Increased Cognitive Decline One Year After Mild TBI in Children

Reliable increases in cognitive symptoms persist to 12 months; symptoms linked to lower health-related QoL

THURSDAY, March 8 (HealthDay News) -- Children with mild traumatic brain injury (TBI) continue to experience postconcussive symptoms that are associated with functional impairment, according to research published online March 5 in the Archives of Pediatrics & Adolescent Medicine.

To determine the long-term changes in, and functional consequences of, postconcussive symptoms in children with mild TBI, Keith Owen Yeates, Ph.D., of Nationwide Children's Hospital in Columbus, Ohio, and colleagues conducted a prospective study involving 186 children with mild TBI and 99 with orthopedic injuries (OI), aged 8 to 15 years.

Compared with children with OI, the researchers found that those with mild TBI were more likely to show reliable increases in cognitive and somatic symptoms in the 12 months following the injury.

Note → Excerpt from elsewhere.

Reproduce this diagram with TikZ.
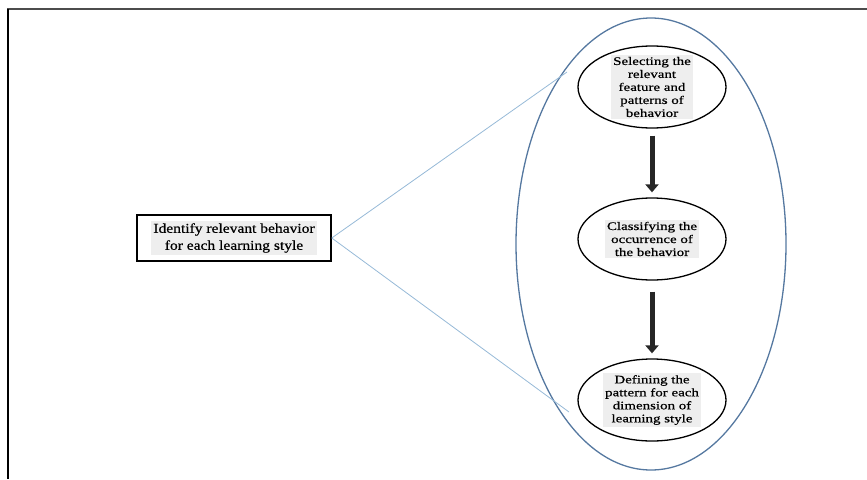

For somatic symptoms, the likelihood of reliable increases became less common with time, but for cognitive symptoms, they persisted to 12 months post-injury. Increased symptoms were much more common in those who experienced a mild TBI with loss of consciousness or abnormal neuroimaging results. Furthermore, these cognitive and somatic symptom increases correlated with reduced health-related quality of life and a greater likelihood of educational intervention.

"Children with mild TBI were more likely to exhibit reliable increases in both cognitive and somatic symptoms than children with OI. These differences became less common over time for somatic symptoms but persisted to 12 months post-injury for cognitive symptoms," the authors write.